RFR: 8173585: Intrinsify StringLatin1.indexOf(char)

Tue Sep 22 02:34:04 UTC 2020

On Mon, 21 Sep 2020 09:20:56 GMT, Andrew Dinn <adinn at openjdk.org> wrote:

>>> Can you explain where this restricted effect is documented?
>> 
>> Certainly! I’ve found that determining the capability of the CPU and whether to enable AVX2 support if the chip
>> supports it is mostly controlled in: [vm_version_x86.cpp](
>> https://github.com/openjdk/jdk/blob/master/src/hotspot/cpu/x86/vm_version_x86.cpp) specifically:
>> [get_processor_features](https://github.com/openjdk/jdk/blob/master/src/hotspot/cpu/x86/vm_version_x86.cpp#L684-L755)
>> and in [generate_get_cpu_info](
>> https://github.com/openjdk/jdk/blob/master/src/hotspot/cpu/x86/vm_version_x86.cpp#L69-L611).  In order to test the
>> patch comprehensively I had to track down an Intel Core i7 (I7-9750H) processor which the aforementioned code permitted
>> AVX2 instructions for (maybe this is an error and it should not be enabled for this processor though) as most of the
>> infrastructure I personally use here at AWS runs on Intel Xeon processors - I also tested on a E5-2680 which the JVM
>> does not enable AVX2 for.  However, this is just the Intel side of things. When it comes to AMD I read that the AMD Zen
>> 2 architecture, of which the current flagship: Threadripper 3990X, is based, is able to support AVX2 [without the
>> frequency scaling](
>> https://www.anandtech.com/Show/Index/14525?cPage=7&all=False&sort=0&page=9&slug=amd-zen-2-microarchitecture-analysis-ryzen-3000-and-epyc-rome)
>> which some/all(?) of the Intel chips incur. I personally don’t have access to one of these chips so I cannot confirm
>> how it is classified in the JVM.  Also, I found when investigating this that there is actually a JVM flag which can be
>> used to control what level of AVX is enabled: `-XX:UseAVX=version.`
>
>>  >    Can you explain where this restricted effect is documented?
> 
>> Certainly! I’ve found that determining the capability of the CPU and whether to enable AVX2 support if the chip
>> supports it is mostly controlled in: vm_version_x86.cpp specifically: get_processor_features and in
>> generate_get_cpu_info.
> 
> Yes, I can see what the code does.
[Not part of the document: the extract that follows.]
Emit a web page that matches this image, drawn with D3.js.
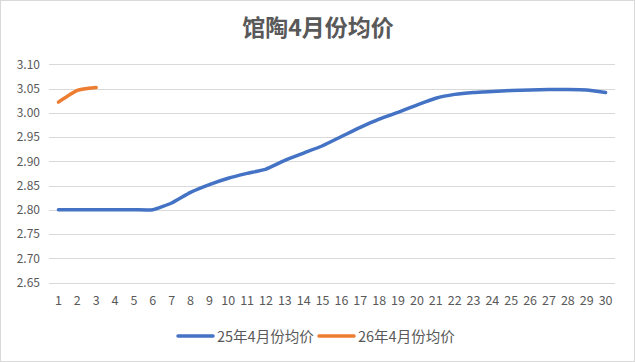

I was asking where the cpu behaviour is documented independent of the code.
> 
>> In order to test the patch comprehensively I had to track down an Intel Core i7 (I7-9750H) processor which the
>> aforementioned code permitted AVX2 instructions for (maybe this is an error and it should not be enabled for this
>> processor though) as most of the infrastructure I personally use here at AWS runs on Intel Xeon processors - I also
>> tested on a E5-2680 which the JVM does not enable AVX2 for.
> 
> 'maybe'? The documentation Andrew provided mentioned Xeon E5 v3 which I believe is a Skylake design. However, the code
> I pointed you at in vm_version_x86 which claims to detect 'early Skylake' designs is only disabling AVX512 support. It
> still enables AVX2. Similarly, the code that generates machine code to check the processor capabilities has a special
> check if use_evex is set (i.e. AVX3 is requested)  which disables AVX512 for Skylake but does not disable AVX2 support.
>> However, this is just the Intel side of things. When it comes to AMD I read that the AMD Zen 2 architecture, of which
>> the current flagship: Threadripper 3990X, is based, is able to support AVX2 without the frequency scaling which
>> some/all(?) of the Intel chips incur. I personally don’t have access to one of these chips so I cannot confirm how it
>> is classified in the JVM.
> 
> Well, it would be good to know where you read that and to see if that confirms thar the code is avoiding the issue
> Andrew raised.
>> Also, I found when investigating this that there is actually a JVM flag which can be used to control what level of AVX
>> is enabled: -XX:UseAVX=version.
> 
> Yes, indeed. However, what I am trying to understand is whether the current code is bypassing the problem Andrew
> brought up in the cases where that problem actually exists. It doesn't look like it so far given that the problem
> applies to AVX2 and only AVX512 support is being disabled and, even then only for some (Skylake) processors. Without
> some clear documentation of what processors suffer from this power surge problem it will not be possible to decide
> whether this patch is doing the right thing or not.

Based on comment by @jatin-bhateja (Intel) frequency level switchover pointed by @theRealAph  is sensitive to vector
size https://github.com/openjdk/jdk/pull/144#issuecomment-692044896

By keeping vector size less or equal to 32 bytes we should avoid it. And as I can see this intrinsic code is using 32
bytes (chars) and 16 bytes vectors: `pbroadcastb(vec1, vec1, Assembler::AVX_256bit);`

Also we never had issues with AVX2. only with AVX512 regarding performance hit:
https://bugs.openjdk.java.net/browse/JDK-8221092

I would like to see performance numbers for for all values of UseAVX flag : 0, 1, 2, 3

The usage is guarded UseSSE42Intrinsics in UseSSE42Intrinsics predicate in .ad file. Make sure to test with UseAVX=0 to
make sure that some avx instructions are not mixed into non avx code. And also with UseSSE=2 (for example) to make sure
shared code correctly recognize that intrinsics is not supported.

-------------

PR: https://git.openjdk.java.net/jdk/pull/71